I più giovani e la spotted mania«Insultare qualcuno è un reato»

Su internet come nella vita reale per la giustizia: insultare qualcuno su una pagina spotted è un reato. Così come utilizzare una foto per aprire un profilo finto e pubblicare in rete i dati di altre persone. Su tutto questo, e non solo, vigila la polizia postale.
I più giovani e la spotted mania«Insultare qualcuno è un reato»

Vimercate – Gli accertamenti possono essere lunghi e difficili, ma alla fine è sempre possibile risalire all’identità di chi ha immesso del materiale in rete. Lo garantisce Fabiola Treffiletti, funzionario del Compartimento polizia postale e delle comunicazioni per la Lombardia, nella sezione milanese. L’organismo della Polizia di stato è specializzato nelle indagini sulla pedofilia in rete, ma le competenze tecniche ne fanno il principale esperto in materia di reati informatici in generale, tra social network e pagine spotted.
«Anche quando l’intervento in rete è anonimo – spiega – contesti particolari, indicazioni che emergono dall’intervento stesso e catene di accertamenti portano sempre all’identità di chi naviga. Di questo sono certa che i ragazzi non sono sempre consapevoli».
La consapevolezza, l’informazione e la responsabilità sono per la Treffiletti concetti chiave per un uso lecito del web. «Se dobbiamo alzarci davanti a una platea e scontrarci con qualcuno – ha chiarito – ci ragioniamo, prendiamo coraggio e poi parliamo. Questi passaggi implicano un’assunzione di responsabilità che i ragazzi devono compiere anche se sono davanti a una tastiera dove tutto sembra più leggero e meno impegnativo».

Ma la sensibilizzazione delle nuove generazioni, così affini agli strumenti informatici, passa necessariamente attraverso gli educatori. La polizia collabora con le scuole per formare i docenti e incontra regolarmente i ragazzi spiegando i segreti dello strumento. «Prendere da facebook la foto di una persona e poi aprire con quella un nuovo profilo è un reato – spiega la poliziotta – ed è uno dei metodi usati dai pedofili per adescare le vittime on line. Insultare qualcuno su una pagina spotted è un reato, inserire in rete dati e utenze di altre persone è un altro reato».
Le bacheche on line, insomma, non hanno nulla di diverso dalla vita reale, per la giustizia. E le conseguenze possono essere cause civili o denunce penali per diffamazione, violazione della privacy, uso illecito di dati altrui. Tanto per restare sul tema delle scuole, aprire una pagina con il nome dell’istituto, nel caso la catena di commenti degenerasse, potrebbe autorizzare la scuola a chiedere i danni.

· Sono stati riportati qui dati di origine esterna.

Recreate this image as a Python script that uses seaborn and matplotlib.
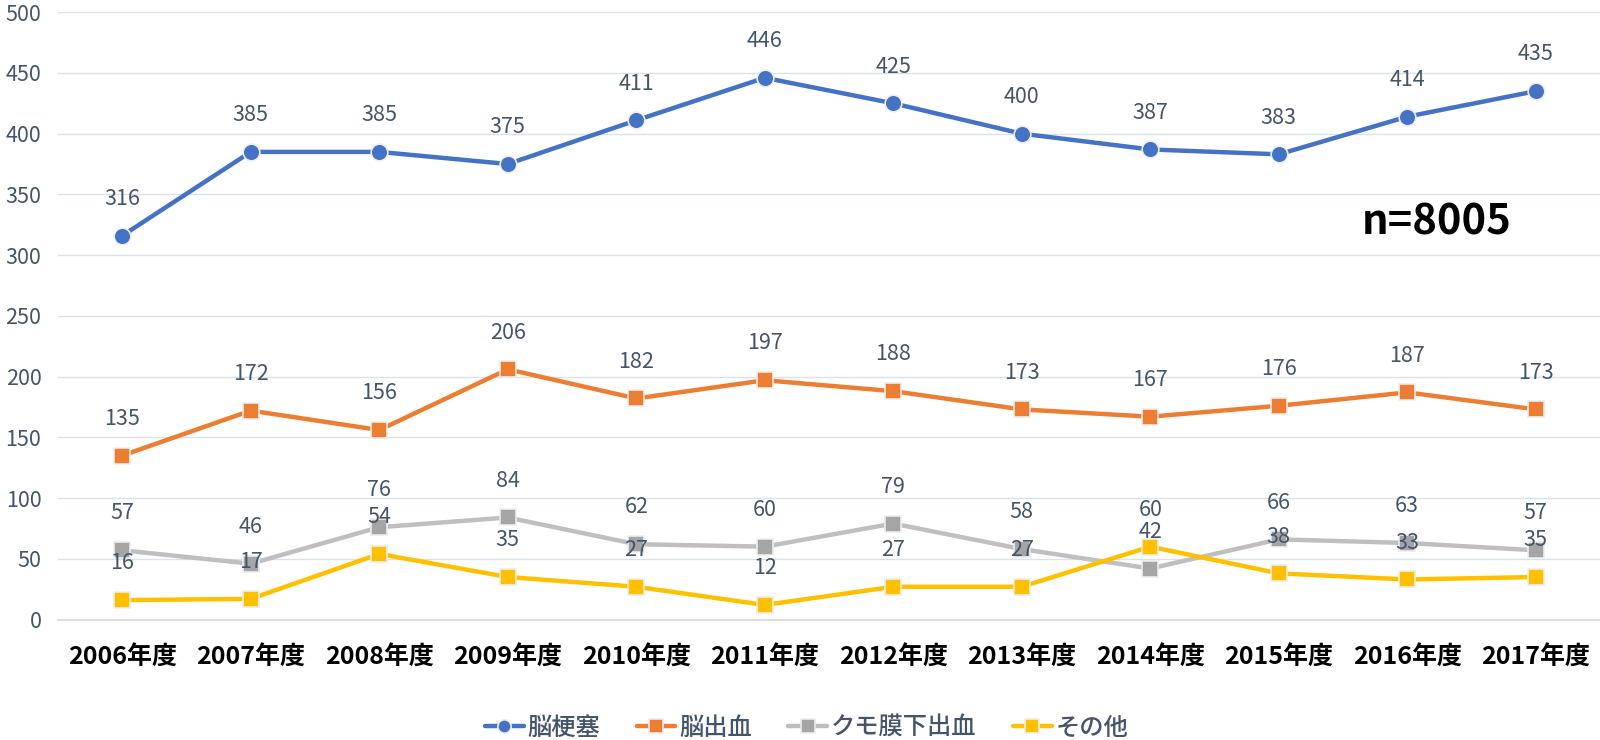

«Ognuno risponde di quello che fa – chiarisce la Treffiletti – ma prima di lanciare un sasso i ragazzi devono pensare a dove si può concludere la traiettoria. Pagine spotted sulle scuole rischiano spesso di degenerare». Informazioni sull’argomento sono sul portale dell’ufficio scolastico regionale (progetto ”Web in cattedra”) e sul sito della Polizia di stato.